AVAILABLE RECORDS
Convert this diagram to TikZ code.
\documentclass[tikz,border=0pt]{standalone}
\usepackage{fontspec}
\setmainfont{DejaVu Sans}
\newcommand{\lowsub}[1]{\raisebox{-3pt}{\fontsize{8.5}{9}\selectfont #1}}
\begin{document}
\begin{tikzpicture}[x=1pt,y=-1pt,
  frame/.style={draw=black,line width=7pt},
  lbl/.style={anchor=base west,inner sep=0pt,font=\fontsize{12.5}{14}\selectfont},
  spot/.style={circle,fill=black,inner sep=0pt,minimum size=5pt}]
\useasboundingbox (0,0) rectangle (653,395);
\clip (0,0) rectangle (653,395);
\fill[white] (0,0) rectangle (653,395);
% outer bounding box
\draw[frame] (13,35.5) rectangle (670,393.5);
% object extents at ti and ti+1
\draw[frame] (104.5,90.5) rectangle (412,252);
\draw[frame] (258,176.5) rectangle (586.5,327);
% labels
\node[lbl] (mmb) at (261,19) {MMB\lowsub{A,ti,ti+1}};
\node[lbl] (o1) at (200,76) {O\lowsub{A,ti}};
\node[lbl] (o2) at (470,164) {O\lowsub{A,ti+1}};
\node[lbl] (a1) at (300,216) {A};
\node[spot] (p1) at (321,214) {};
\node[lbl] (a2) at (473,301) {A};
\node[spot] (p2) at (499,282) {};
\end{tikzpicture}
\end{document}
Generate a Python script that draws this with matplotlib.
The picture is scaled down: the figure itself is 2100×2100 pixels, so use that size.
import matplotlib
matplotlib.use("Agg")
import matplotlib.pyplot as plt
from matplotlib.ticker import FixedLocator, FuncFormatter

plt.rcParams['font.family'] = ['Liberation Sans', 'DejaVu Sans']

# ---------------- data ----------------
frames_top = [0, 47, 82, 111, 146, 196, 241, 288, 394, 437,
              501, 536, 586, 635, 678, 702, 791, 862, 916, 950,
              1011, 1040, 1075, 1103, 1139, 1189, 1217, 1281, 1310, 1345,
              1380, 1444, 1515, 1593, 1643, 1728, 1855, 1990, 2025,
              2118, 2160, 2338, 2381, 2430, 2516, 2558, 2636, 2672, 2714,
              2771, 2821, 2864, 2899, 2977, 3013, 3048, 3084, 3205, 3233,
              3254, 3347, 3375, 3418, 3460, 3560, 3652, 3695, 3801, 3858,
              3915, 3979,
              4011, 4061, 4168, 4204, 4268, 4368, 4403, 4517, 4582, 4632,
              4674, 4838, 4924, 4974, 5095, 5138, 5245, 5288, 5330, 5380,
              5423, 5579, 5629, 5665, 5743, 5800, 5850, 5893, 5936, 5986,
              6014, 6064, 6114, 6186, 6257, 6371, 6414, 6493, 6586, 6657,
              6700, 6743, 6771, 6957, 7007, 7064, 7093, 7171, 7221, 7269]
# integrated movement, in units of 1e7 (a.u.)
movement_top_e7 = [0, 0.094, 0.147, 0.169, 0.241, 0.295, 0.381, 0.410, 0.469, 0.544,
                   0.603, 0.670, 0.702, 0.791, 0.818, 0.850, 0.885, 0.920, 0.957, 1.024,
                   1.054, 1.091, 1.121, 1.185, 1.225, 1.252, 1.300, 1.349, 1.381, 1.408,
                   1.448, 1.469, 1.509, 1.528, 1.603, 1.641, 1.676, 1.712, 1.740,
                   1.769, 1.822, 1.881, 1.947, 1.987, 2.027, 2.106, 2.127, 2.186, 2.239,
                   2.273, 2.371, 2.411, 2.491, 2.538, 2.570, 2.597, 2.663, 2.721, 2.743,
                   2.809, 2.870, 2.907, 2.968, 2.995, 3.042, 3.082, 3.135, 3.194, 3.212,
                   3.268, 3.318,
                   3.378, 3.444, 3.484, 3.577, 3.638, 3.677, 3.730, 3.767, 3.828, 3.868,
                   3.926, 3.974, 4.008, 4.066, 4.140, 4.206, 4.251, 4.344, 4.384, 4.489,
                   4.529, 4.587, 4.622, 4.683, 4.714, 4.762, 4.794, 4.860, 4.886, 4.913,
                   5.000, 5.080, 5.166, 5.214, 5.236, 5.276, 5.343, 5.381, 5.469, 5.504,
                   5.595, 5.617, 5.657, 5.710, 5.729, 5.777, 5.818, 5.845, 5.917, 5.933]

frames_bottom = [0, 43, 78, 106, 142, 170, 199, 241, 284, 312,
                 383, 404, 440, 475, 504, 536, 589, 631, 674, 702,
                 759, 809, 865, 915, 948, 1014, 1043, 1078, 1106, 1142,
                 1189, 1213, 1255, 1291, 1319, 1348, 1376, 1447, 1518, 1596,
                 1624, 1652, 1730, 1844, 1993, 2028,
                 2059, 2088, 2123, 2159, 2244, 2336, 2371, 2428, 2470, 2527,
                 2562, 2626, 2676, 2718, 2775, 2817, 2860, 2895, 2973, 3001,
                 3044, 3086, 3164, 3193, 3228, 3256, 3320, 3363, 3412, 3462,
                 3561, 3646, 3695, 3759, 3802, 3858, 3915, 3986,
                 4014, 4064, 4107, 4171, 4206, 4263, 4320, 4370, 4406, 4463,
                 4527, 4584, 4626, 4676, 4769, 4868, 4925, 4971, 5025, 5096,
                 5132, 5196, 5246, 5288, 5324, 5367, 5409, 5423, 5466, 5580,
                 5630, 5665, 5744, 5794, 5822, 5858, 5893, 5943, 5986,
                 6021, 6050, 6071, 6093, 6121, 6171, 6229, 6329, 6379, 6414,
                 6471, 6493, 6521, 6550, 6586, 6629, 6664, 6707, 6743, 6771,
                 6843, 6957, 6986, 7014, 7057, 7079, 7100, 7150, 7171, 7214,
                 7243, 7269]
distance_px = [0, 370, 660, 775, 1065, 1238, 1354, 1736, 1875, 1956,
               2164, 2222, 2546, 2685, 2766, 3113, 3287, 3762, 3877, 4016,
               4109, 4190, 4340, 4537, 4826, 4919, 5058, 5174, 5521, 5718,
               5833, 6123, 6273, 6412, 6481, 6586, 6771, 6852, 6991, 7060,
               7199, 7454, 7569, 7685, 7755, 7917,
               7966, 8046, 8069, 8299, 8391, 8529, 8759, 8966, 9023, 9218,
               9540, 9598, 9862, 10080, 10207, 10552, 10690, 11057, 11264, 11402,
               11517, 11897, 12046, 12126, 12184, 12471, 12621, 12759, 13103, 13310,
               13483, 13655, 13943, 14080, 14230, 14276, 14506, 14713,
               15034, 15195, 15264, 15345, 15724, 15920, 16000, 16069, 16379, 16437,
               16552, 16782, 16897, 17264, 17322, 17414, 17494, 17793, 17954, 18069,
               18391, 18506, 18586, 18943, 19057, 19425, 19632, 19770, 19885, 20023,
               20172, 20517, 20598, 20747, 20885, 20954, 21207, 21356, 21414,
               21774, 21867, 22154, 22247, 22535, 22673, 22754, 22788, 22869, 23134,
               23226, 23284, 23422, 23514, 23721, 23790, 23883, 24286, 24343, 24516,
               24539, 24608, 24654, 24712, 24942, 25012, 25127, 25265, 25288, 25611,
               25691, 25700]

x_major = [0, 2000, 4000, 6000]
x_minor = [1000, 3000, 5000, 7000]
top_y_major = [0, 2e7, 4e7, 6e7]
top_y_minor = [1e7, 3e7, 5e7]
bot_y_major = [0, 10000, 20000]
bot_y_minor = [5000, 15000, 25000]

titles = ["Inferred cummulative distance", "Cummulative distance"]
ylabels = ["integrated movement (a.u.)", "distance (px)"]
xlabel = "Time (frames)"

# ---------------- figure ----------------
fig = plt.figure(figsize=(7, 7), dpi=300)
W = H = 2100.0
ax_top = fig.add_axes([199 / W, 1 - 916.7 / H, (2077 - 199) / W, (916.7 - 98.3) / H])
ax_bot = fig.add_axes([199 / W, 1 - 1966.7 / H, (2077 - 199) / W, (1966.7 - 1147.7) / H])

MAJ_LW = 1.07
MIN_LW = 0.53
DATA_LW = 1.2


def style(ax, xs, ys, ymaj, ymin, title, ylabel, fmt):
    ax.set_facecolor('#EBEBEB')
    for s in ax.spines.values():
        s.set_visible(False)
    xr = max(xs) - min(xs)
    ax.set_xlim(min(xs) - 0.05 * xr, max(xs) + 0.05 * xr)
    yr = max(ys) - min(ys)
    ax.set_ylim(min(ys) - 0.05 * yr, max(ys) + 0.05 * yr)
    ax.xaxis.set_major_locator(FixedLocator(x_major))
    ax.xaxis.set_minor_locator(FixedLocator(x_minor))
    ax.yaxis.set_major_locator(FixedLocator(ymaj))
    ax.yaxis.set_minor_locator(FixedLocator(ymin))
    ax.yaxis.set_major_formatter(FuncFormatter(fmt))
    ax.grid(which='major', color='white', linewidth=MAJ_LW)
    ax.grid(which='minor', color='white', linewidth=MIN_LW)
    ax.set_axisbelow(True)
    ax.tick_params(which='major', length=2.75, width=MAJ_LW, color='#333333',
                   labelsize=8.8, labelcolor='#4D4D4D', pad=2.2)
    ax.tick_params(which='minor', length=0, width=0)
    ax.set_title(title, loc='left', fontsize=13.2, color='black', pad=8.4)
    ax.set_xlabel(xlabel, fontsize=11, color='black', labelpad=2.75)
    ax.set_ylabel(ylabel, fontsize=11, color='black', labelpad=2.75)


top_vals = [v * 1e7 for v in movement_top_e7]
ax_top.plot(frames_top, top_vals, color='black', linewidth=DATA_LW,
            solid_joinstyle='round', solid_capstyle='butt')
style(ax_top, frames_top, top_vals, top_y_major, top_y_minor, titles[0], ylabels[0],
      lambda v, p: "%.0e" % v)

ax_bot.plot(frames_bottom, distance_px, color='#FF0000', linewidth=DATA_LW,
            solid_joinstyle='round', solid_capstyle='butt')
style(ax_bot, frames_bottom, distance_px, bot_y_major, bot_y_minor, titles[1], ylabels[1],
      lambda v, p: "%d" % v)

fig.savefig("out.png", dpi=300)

EXERCISE
In the listing above, find the line containing "The picture is" and the line containing "from matplotlib.ticker import", then quote both, plus every line between them, exactly as written.

THE REPLY
The picture is scaled down: the figure itself is 2100×2100 pixels, so use that size.
import matplotlib
matplotlib.use("Agg")
import matplotlib.pyplot as plt
from matplotlib.ticker import FixedLocator, FuncFormatter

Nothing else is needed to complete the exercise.